Por Marcos Roberto da Costa Garcia
Sabemos que a pandemia inibiu a circulação de pessoas, refletindo na diminuição nas vendas nos variados tipos de negócios, na redução do emprego, nas rendas das pessoas, e consequentemente no recolhimento de boa parte dos tributos governamentais. Mas vale um olhar mais atencioso em alguns campos tributários, que por vezes não refletem bem essa afirmação. O ICMS do Estado de São Paulo, por exemplo, aumentou significativamente neste primeiro trimestre do ano em relação ao exercício anterior quando se começava a falar da pandemia do Covid.
Em função da pandemia tivemos que mudar a maneira como vivíamos, principalmente como fazíamos nossas compras e nos divertíamos. Deixamos de ir em restaurantes, bares, hotéis, etc.
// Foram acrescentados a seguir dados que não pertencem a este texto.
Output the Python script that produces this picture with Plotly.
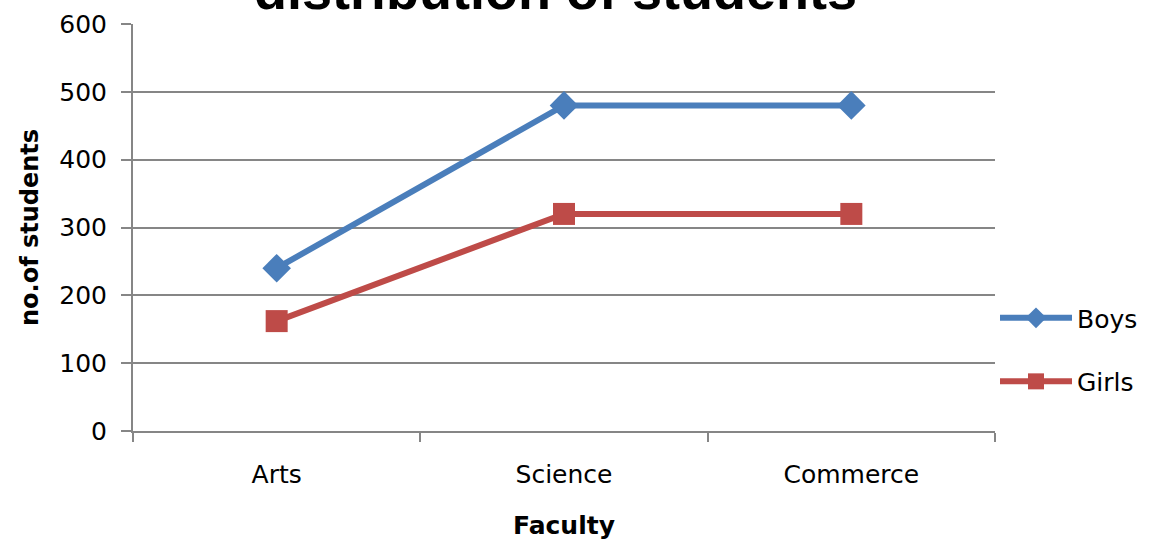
import plotly.graph_objects as go

categories = ["Arts", "Science", "Commerce"]
boys = [240, 480, 480]
girls = [162, 320, 320]
y_ticks = [0, 100, 200, 300, 400, 500, 600]

fig = go.Figure()
fig.add_trace(go.Scatter(
    x=categories, y=boys, name="Boys", mode="lines+markers",
    line=dict(color="#4A7EBB", width=6),
    marker=dict(symbol="diamond", size=22, color="#4A7EBB"),
    legendgroup="b",
))
fig.add_trace(go.Scatter(
    x=categories, y=girls, name="Girls", mode="lines+markers",
    line=dict(color="#BE4B48", width=6),
    marker=dict(symbol="square", size=22, color="#BE4B48"),
    legendgroup="g",
))

fig.update_layout(
    width=1152, height=542,
    margin=dict(l=133, r=157, t=24, b=111, autoexpand=False),
    paper_bgcolor="white", plot_bgcolor="white",
    font=dict(family="DejaVu Sans", size=25, color="black"),
    showlegend=True,
    legend=dict(x=1.0, y=0.2, xanchor="left", yanchor="middle",
                font=dict(size=25), itemwidth=72, tracegroupgap=28,
                bgcolor="rgba(0,0,0,0)"),
    annotations=[dict(
        text="<b>distribution of students</b>", xref="paper", yref="paper",
        x=0.49, y=1.004, xanchor="center", yanchor="bottom", showarrow=False,
        font=dict(family="Liberation Sans", size=54, color="black"),
    )],
)
fig.update_xaxes(
    type="category", tickson="boundaries", ticks="outside", ticklen=9,
    tickcolor="#868686", tickwidth=2, showline=True, linecolor="#868686",
    linewidth=2, showgrid=False, range=[-0.5, 2.5],
    tickfont=dict(size=25),
    title=dict(text="<b>Faculty</b>", font=dict(size=25), standoff=28),
    ticklabelstandoff=20,
)
fig.update_yaxes(
    range=[0, 600], tickvals=y_ticks, ticks="outside", ticklen=10,
    tickcolor="#868686", tickwidth=2, showline=True, linecolor="#868686",
    linewidth=2, showgrid=True, gridcolor="#868686", gridwidth=2,
    zeroline=False, tickfont=dict(size=25), ticklabelstandoff=9,
    title=dict(text="<b>no.of students</b>", font=dict(size=24), standoff=14),
)

fig.write_html("out.html")
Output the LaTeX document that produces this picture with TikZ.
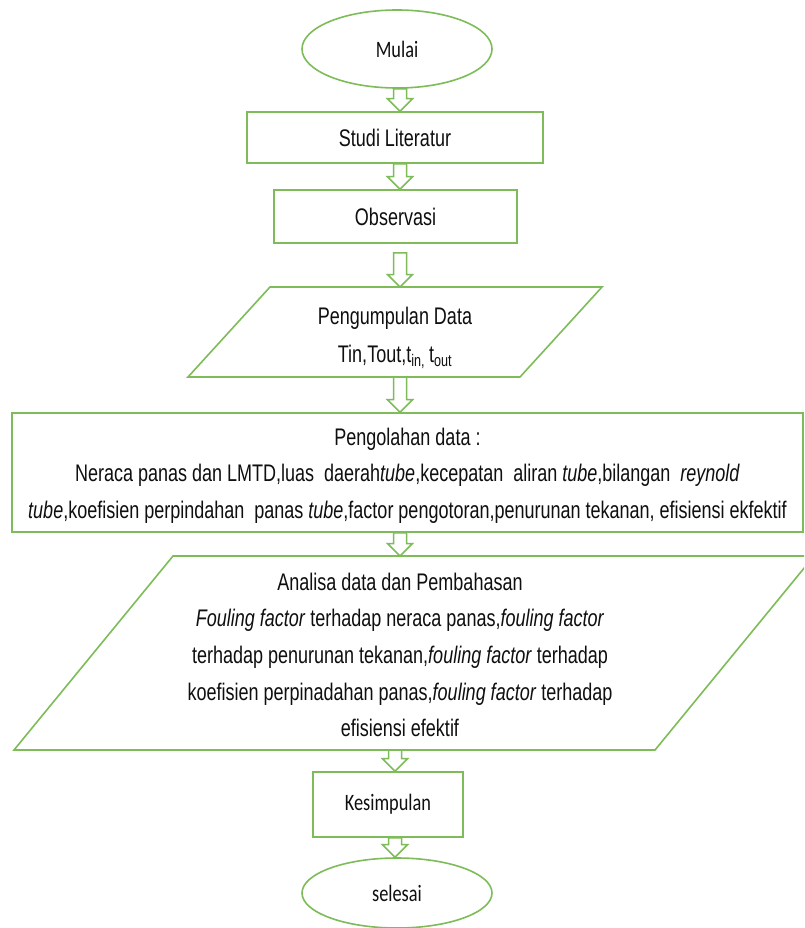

Fomos bem menos aos centros comerciais, e até mesmo deixamos de comprar muitas coisas no mercado de rua também, vale dizer, no mercado informal.
Em compensação, concentramos mais nossas compras nos grandes supermercados, como também utilizamos mais os serviços de delivery, principalmente atrelado às grandes lojas que possuem excelentes plataformas digitais – as quais estão mais concentradas em nosso Estado, abraçando assim mais consumidores de outros. E no caso de refeições, assistimos a um aumento enorme de motoqueiros percorrendo a cidade e as entregando nas casas das pessoas ou até mesmo no serviço. Esses estabelecimentos que já estavam preparados ao mundo virtual antes mesmo da pandemia acabaram saindo à frente.
Se formos observar, quem mais perdeu são justamente aqueles que estavam no mercado de rua vendendo seus lanches, suas frutas, doces etc. Mas como sabemos são trabalhadores que estão na informalidade (logicamente não por vontade própria, em sua grande maioria), e por isso não recolhem tributos sobre suas vendas.
Por outro lado, muitos dos pequenos estabelecimentos que viram e veem seus negócios minguarem nesses tempos de Covid estão, hoje, enquadrados como MEIs (microempreendedores individuais, cujo faturamento anual não pode ser superior a R$ 81.000,00 ). O recolhimento total de tributo para esses é no máximo R$ 56,00 ao mês, sendo R$ 50,00 vinculado à contribuição previdenciária, R$ 1,00 ao ICMS, e R$ 5,00 ao ISSQN.
E numa categoria, mais acima, se encontram as microempresas e as empresas de pequeno porte, que junto aos informais e aos MEIs concentram a maior parte dos trabalhadores brasileiros. E essas quando optantes do Simples Nacional, e que estejam, sobretudo, na faixa inicial de faturamento, possuem um relativo benefício fiscal, pagando, principalmente, menos ICMS e tributos federais. Mas muitos desses, em função da diminuição das vendas, já fecharam suas portas, ou ao menos reduziram drasticamente a quantidade de empregados, ainda que estivessem recolhendo menos tributos relativamente.
Todavia, face à pandemia, os consumidores mais afortunados que conseguiram permanecer com uma certa renda concentraram suas compras nos grandes supermercados, nas grandes redes varejistas e em restaurantes mais preparados com boas plataformas digitais. Ou seja, concentraram os gastos naqueles que já mais faturavam.
Como já mais faturavam, já não podiam optar por formas mais benéficas de tributação, vale dizer que já se encontravam em regimes de tributação que demandam, na maior parte das vezes, maiores recolhimentos. Logo, o que aconteceu foi que o governo estadual de São Paulo, a quem cabe o ICMS, acabou até mesmo vendo aumentar a sua arrecadação, mesmo assistindo a um empobrecimento de boa parte da população, em função tanto do aumento das vendas digitais, como também pelo fato de a concentração desses maiores contribuintes estarem atreladas a um regime de tributação mais vantajoso aos cofres públicos. Cabe ainda salientar que a inflação e o aumento de algumas alíquotas alavancaram ainda mais a arrecadação do ICMS em São Paulo.
Em resumo, nesses tempos de pandemia, concentramos mais renda nas mãos dos já afortunados e esses ajudaram o governo com um maior recolhimento de tributos. Quem perdeu, foi o pequeno, como sempre!!
O autor
é economista, auditor fiscal municipal e professor do IESB Bauru.
Uma visão ampla sobre um problema complexo. Parabéns ao autor.
Grande professor Marcos Garcia, fui seu aluno. Muito ponderado em suas considerações.